----- DATA EXTRACT

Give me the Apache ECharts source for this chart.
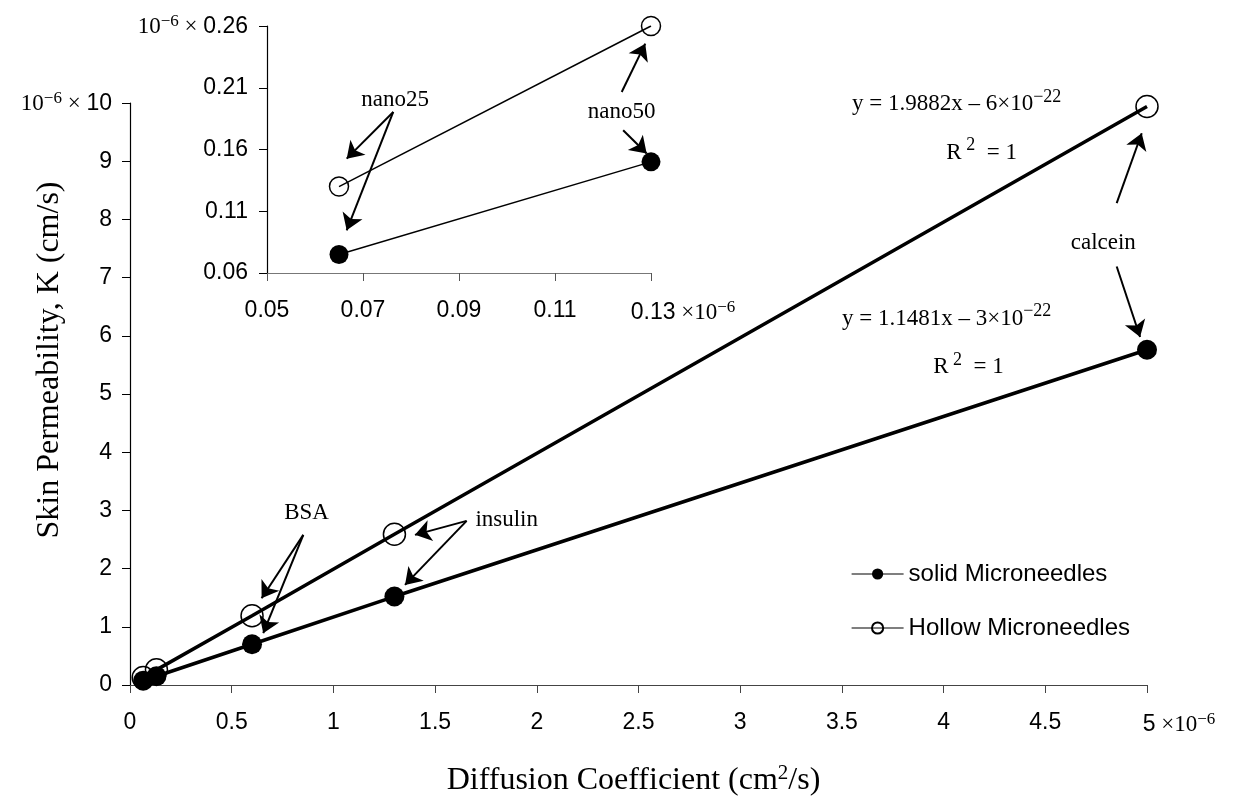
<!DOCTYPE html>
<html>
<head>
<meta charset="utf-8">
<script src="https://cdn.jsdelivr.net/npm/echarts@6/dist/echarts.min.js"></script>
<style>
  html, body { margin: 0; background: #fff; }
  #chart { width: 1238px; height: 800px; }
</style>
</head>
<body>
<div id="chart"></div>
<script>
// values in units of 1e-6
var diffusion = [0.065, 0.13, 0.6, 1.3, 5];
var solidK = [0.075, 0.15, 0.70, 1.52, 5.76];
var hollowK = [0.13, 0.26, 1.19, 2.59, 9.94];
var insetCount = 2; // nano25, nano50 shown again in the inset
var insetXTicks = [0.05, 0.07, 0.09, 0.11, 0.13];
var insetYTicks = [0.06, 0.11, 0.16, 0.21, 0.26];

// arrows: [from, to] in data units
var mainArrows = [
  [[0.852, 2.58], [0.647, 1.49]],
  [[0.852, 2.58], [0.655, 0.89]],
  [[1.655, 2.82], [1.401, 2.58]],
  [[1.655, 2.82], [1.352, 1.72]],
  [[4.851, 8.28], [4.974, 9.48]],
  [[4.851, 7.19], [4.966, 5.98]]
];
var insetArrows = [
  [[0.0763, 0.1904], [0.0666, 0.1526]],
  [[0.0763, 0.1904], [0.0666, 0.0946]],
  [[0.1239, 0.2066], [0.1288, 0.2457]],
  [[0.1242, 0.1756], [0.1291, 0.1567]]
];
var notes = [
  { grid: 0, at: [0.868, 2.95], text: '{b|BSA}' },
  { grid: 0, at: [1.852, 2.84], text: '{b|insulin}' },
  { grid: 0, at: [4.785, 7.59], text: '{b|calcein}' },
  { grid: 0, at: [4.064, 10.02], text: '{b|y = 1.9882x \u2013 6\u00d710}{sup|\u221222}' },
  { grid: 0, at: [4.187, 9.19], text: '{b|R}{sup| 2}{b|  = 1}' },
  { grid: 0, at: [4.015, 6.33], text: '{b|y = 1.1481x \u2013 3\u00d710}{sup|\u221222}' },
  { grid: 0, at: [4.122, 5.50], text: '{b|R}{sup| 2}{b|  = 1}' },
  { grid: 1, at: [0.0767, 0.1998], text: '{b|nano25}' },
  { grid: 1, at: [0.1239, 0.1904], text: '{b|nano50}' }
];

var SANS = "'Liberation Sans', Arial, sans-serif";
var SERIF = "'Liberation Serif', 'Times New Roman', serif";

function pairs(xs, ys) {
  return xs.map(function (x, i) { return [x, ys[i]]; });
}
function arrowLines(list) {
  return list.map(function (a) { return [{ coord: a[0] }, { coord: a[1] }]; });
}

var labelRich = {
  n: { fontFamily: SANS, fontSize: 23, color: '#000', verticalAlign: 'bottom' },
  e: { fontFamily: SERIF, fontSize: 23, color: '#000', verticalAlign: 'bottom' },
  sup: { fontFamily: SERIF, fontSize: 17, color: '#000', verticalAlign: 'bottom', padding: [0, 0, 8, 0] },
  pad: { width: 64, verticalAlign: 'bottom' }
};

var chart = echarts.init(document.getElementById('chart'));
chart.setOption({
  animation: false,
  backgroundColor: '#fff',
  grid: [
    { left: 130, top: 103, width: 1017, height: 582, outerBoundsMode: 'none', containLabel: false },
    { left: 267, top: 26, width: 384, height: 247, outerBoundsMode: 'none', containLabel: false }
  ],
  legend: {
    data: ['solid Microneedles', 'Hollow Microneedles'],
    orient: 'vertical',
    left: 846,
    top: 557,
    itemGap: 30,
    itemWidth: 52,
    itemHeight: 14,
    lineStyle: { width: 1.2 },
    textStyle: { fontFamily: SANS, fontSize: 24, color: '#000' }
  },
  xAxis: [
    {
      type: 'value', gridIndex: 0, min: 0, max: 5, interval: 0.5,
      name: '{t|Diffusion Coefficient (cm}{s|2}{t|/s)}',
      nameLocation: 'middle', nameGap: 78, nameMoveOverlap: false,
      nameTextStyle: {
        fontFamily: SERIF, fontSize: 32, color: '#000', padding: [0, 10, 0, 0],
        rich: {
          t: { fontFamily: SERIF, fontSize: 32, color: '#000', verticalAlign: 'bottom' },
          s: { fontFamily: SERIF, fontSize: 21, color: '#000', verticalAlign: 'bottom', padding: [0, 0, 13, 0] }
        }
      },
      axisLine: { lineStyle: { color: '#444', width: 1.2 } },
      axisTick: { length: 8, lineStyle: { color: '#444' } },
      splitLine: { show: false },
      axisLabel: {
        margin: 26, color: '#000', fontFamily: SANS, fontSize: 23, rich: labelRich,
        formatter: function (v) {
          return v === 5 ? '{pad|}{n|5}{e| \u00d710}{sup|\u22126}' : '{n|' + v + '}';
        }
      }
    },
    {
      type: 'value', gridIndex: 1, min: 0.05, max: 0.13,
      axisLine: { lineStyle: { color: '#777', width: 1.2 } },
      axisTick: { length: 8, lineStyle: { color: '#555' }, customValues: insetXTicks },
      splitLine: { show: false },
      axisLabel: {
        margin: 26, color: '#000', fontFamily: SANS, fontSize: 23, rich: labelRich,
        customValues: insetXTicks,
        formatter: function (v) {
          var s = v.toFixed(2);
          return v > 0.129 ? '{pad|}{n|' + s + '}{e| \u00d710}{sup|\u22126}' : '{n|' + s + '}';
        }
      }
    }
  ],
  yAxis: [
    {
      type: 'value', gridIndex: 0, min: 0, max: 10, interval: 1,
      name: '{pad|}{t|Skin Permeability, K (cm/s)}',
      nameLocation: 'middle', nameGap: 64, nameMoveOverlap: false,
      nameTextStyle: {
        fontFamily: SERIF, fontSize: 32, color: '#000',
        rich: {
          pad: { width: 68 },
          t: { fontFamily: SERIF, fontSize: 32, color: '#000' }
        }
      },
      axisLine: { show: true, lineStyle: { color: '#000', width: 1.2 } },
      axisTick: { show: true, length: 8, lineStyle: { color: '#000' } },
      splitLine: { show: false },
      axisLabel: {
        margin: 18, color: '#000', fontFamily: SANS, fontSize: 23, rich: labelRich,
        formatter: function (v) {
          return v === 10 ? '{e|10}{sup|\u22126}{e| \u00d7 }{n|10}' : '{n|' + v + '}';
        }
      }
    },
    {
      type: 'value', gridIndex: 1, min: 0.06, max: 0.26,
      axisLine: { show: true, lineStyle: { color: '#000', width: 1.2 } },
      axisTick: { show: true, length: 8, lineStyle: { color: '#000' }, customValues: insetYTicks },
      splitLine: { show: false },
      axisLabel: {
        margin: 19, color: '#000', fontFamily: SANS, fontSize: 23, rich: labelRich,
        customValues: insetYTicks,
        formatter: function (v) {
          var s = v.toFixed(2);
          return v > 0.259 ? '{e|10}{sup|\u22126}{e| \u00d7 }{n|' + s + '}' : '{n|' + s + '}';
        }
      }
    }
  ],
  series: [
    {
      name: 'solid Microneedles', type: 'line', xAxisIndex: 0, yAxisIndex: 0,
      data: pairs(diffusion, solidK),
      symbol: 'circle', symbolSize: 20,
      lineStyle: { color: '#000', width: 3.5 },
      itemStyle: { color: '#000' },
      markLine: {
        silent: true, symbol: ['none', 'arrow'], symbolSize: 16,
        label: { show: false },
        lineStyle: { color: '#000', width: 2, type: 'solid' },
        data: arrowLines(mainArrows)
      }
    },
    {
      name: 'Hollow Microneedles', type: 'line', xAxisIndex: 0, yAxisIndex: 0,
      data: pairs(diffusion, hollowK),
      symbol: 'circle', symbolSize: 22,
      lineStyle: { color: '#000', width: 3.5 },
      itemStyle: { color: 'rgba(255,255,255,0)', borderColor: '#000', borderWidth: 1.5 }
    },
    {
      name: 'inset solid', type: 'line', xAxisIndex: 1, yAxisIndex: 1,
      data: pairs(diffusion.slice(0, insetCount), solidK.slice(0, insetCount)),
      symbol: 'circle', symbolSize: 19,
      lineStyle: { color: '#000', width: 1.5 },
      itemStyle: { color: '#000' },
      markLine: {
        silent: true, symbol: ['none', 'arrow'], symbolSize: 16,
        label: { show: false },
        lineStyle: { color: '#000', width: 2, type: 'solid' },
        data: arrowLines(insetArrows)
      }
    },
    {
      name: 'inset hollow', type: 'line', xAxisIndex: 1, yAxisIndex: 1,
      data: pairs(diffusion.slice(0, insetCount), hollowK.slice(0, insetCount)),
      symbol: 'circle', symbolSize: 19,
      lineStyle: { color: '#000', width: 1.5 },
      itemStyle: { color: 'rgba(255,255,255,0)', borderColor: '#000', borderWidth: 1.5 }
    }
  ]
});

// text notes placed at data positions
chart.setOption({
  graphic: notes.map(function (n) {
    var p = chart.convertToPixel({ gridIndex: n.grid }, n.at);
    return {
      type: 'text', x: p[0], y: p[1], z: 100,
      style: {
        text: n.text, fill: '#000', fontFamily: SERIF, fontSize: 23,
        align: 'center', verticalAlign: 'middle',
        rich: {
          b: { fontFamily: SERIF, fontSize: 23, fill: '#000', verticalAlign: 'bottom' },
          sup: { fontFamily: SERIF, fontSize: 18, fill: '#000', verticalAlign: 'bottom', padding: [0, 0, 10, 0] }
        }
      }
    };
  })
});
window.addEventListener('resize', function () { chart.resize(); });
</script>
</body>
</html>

----------

**YOUR INSTRUCTIONS:** Restate each line from the start of the listing through the line bearing "var insetYTicks = [0.06, 0.11, 0.16, 0.21, 0.26];" word for word. Drop the pictures.

**SOLUTION:**
Give me the Apache ECharts source for this chart.
<!DOCTYPE html>
<html>
<head>
<meta charset="utf-8">
<script src="https://cdn.jsdelivr.net/npm/echarts@6/dist/echarts.min.js"></script>
<style>
  html, body { margin: 0; background: #fff; }
  #chart { width: 1238px; height: 800px; }
</style>
</head>
<body>
<div id="chart"></div>
<script>
// values in units of 1e-6
var diffusion = [0.065, 0.13, 0.6, 1.3, 5];
var solidK = [0.075, 0.15, 0.70, 1.52, 5.76];
var hollowK = [0.13, 0.26, 1.19, 2.59, 9.94];
var insetCount = 2; // nano25, nano50 shown again in the inset
var insetXTicks = [0.05, 0.07, 0.09, 0.11, 0.13];
var insetYTicks = [0.06, 0.11, 0.16, 0.21, 0.26];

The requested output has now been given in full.